L’art pourrait-il émerveiller la réalité ?
On en retrouve aussi des traces à la Biennale du Whitney, que les deux commissaires Chrissie Iles et Meg Onli ont titré Encore mieux que la réalité ; comme si les artistes avaient, selon elles, cette capacité à explorer “la perméabilité des relations entre l’esprit et le corps, la fluidité de l’identité et la précarité croissante des mondes naturels et construits qui nous entourent”.
L’art pourrait-il émerveiller la réalité, sinon inviter à la transformer ? “We must stop imagining apocalypse/genocide + we must imagine liberation” : les néons lumineux de l’installation de l’artiste native-américaine Demian DinéYazhi’, placés devant les fenêtres du quatrième étage du musée new-yorkais pour pouvoir être visibles depuis la rue (où des lettres clignotantes révèlent aussi le message “Free Palestine”) traduit à sa manière un ethos artistique actuel animé par l’exigence de justice et d’imagination critique.

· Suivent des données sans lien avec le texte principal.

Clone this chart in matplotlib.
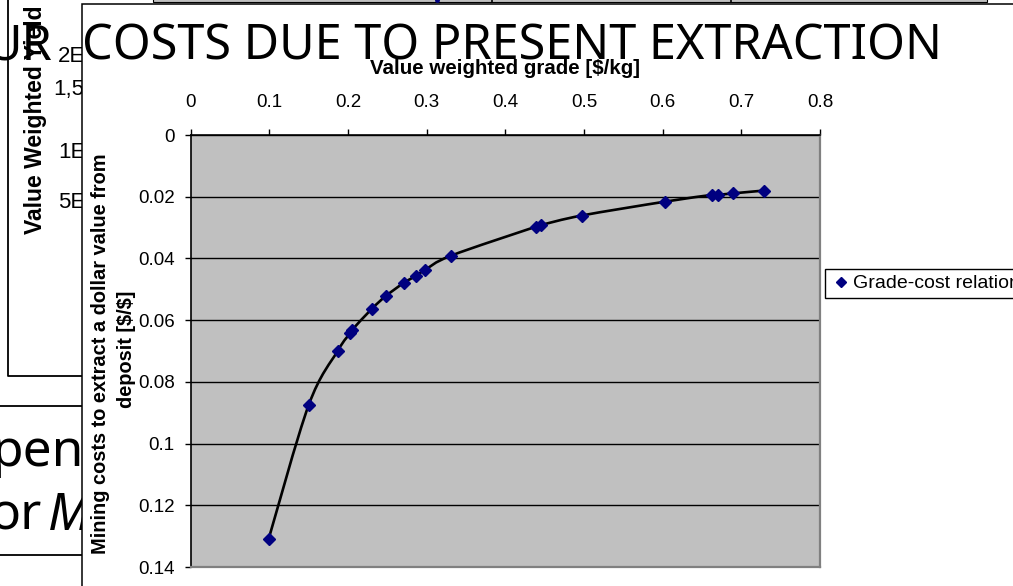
import numpy as np
import matplotlib
matplotlib.use("Agg")
import matplotlib.pyplot as plt
from matplotlib.path import Path
from matplotlib.patches import PathPatch, Rectangle

plt.rcParams['font.family'] = ['Liberation Sans', 'DejaVu Sans']

# grade vs. cost of extracting one dollar of value
grade = [0.099, 0.150, 0.187, 0.203, 0.205, 0.230, 0.248, 0.271, 0.286, 0.298,
         0.331, 0.439, 0.445, 0.497, 0.603, 0.663, 0.670, 0.690, 0.729]
cost = [0.131, 0.0875, 0.0699, 0.0641, 0.0632, 0.0564, 0.0522, 0.0479, 0.0457, 0.0437,
        0.0391, 0.0297, 0.0292, 0.0261, 0.0216, 0.0194, 0.0194, 0.0189, 0.0180]

x_ticks = [0, 0.1, 0.2, 0.3, 0.4, 0.5, 0.6, 0.7, 0.8]
x_ticklabels = ['0', '0.1', '0.2', '0.3', '0.4', '0.5', '0.6', '0.7', '0.8']
y_ticks = [0, 0.02, 0.04, 0.06, 0.08, 0.1, 0.12, 0.14]
y_ticklabels = ['0', '0.02', '0.04', '0.06', '0.08', '0.1', '0.12', '0.14']

# slide leftovers behind the chart
old_ticks = ['2E+09', '1,5E+09', '1E+09', '5E+08']

W, H = 1013, 586


def fx(px):
    return px / W


def fy(py):
    return 1 - py / H


fig = plt.figure(figsize=(W / 100, H / 100), dpi=100)

# background layer in pixel coordinates
bg = fig.add_axes([0, 0, 1, 1])
bg.set_xlim(0, W)
bg.set_ylim(H, 0)
bg.set_axis_off()
bg.set_zorder(-1)

bg.plot([8, 8, 90], [-5, 376, 376], color='black', lw=1.3, zorder=2)
bg.plot([-5, 90], [406, 406], color='black', lw=1.3, zorder=2)
bg.plot([-5, 90], [555, 555], color='black', lw=1.3, zorder=2)
bg.text(36, 234, 'Value Weighted Yield', rotation=90, ha='center', va='bottom',
        fontsize=16.5, fontweight='bold', zorder=2)
for lab, xx, yy in zip(old_ticks, [58, 53, 58, 58], [57, 90, 152, 202]):
    bg.text(xx, yy, lab, ha='left', va='center', fontsize=16, zorder=2)
bg.text(84, 466, 'pen', ha='right', va='baseline', fontsize=37,
        family=['Noto Sans', 'DejaVu Sans'], zorder=2)
bg.text(42, 530, 'or', ha='right', va='baseline', fontsize=37,
        family=['Noto Sans', 'DejaVu Sans'], zorder=2)
bg.text(48, 530, 'M', ha='left', va='baseline', fontsize=37, style='italic',
        family=['Noto Sans', 'DejaVu Sans'], zorder=2)

# chart object frame
bg.add_patch(Rectangle((82, 3.5), 1000, 600, facecolor='white',
                       edgecolor='black', lw=1.1, zorder=5))
bg.add_patch(Rectangle((153, -5), 834, 7.2, facecolor='#c0c0c0',
                       edgecolor='black', lw=0.8, zorder=6))
for xx in [492, 731]:
    bg.plot([xx, xx], [-1, 2.2], color='black', lw=1.2, zorder=7)
bg.plot([437], [0], 'o', ms=2.5, color='#000080', zorder=7)

# main plot area
ax = fig.add_axes([fx(190.7), fy(567), (820 - 190.7) / W, (567 - 135) / H])
ax.set_facecolor('#c0c0c0')
ax.set_xlim(0, 0.8)
ax.set_ylim(0.14, 0)
ax.xaxis.tick_top()
ax.set_xticks(x_ticks)
ax.set_xticklabels(x_ticklabels)
ax.set_yticks(y_ticks)
ax.set_yticklabels(y_ticklabels)
ax.tick_params(axis='x', direction='out', length=4, width=1, pad=13, labelsize=13.5)
ax.tick_params(axis='y', direction='out', length=4.5, width=1, pad=7, labelsize=13.5)
ax.yaxis.grid(True, color='black', lw=1.0)
ax.set_axisbelow(True)
for s in ['left', 'top']:
    ax.spines[s].set_color('black')
    ax.spines[s].set_linewidth(1.2)
for s in ['right', 'bottom']:
    ax.spines[s].set_color('#808080')
    ax.spines[s].set_linewidth(1.6)

# smoothed line through the points (cubic Bezier segments)
pts = np.column_stack([grade, cost])
n = len(pts)
verts = [pts[0]]
codes = [Path.MOVETO]
for i in range(n - 1):
    p0 = pts[max(i - 1, 0)]
    p1 = pts[i]
    p2 = pts[i + 1]
    p3 = pts[min(i + 2, n - 1)]
    verts += [p1 + (p2 - p0) / 6, p2 - (p3 - p1) / 6, p2]
    codes += [Path.CURVE4] * 3
ax.add_patch(PathPatch(Path(verts, codes), fill=False, edgecolor='black',
                       lw=1.9, zorder=3))
ax.plot(grade, cost, linestyle='none', marker='D', ms=6, color='#000080',
        mec='#000080', label='Grade-cost relation', zorder=4)

leg = ax.legend(loc='upper left', bbox_to_anchor=(fx(825), fy(269)),
                bbox_transform=fig.transFigure, frameon=True, fancybox=False,
                edgecolor='black', borderaxespad=0, borderpad=0.3,
                handlelength=1.0, handletextpad=0.15, fontsize=14,
                markerscale=0.8, numpoints=1)
leg.get_frame().set_linewidth(1)
leg.get_frame().set_alpha(None)

fig.text(fx(505), fy(69), 'Value weighted grade [$/kg]', ha='center', va='center',
         fontsize=14.8, fontweight='bold', parse_math=False)
fig.text(fx(100), fy(354), 'Mining costs to extract a dollar value from', rotation=90,
         ha='center', va='center', fontsize=14.4, fontweight='bold', parse_math=False)
fig.text(fx(127), fy(349), 'deposit [$/$]', rotation=90, ha='center', va='center',
         fontsize=14.4, fontweight='bold', parse_math=False)

# slide title on top of everything
title_font = ['Noto Sans', 'DejaVu Sans']
fig.text(fx(52), fy(60), 'UR', ha='right', va='baseline', fontsize=35,
         zorder=10, family=title_font)
fig.text(fx(942), fy(60), 'COSTS DUE TO PRESENT EXTRACTION', ha='right',
         va='baseline', fontsize=35, zorder=10, family=title_font)

fig.savefig('out.png', dpi=100)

Alors, dans le chaos du monde, “comment vivre maintenant ?“. Comme un écho aux deux biennales, l’événement que propose cette semaine la philosophe Judith Butler au Centre Pompidou interroge, à travers des projections, rencontres et performances, cette aspiration des artistes pour d’autres futurs de la politique, conjurant les fléaux de l’autoritarisme, des corps exploités et invisibilisés… Soucieuse de ne pas parasiter l’événement, après ses récentes déclarations sur Gaza, Judith Butler a décidé de rester extérieure aux échanges. Les intervenant·es qu’elle a convié·es (Paul B. Preciado, Laure Murat, Anne F. Garréta, Maria José Contreras, Nacira Guénif, Michel Feher, Mathieu Potte-Bonneville…) repenseront à ses côtés les normes qui rendent les vies “invivables” en imaginant des formes pour un monde également vivable pour tous·tes.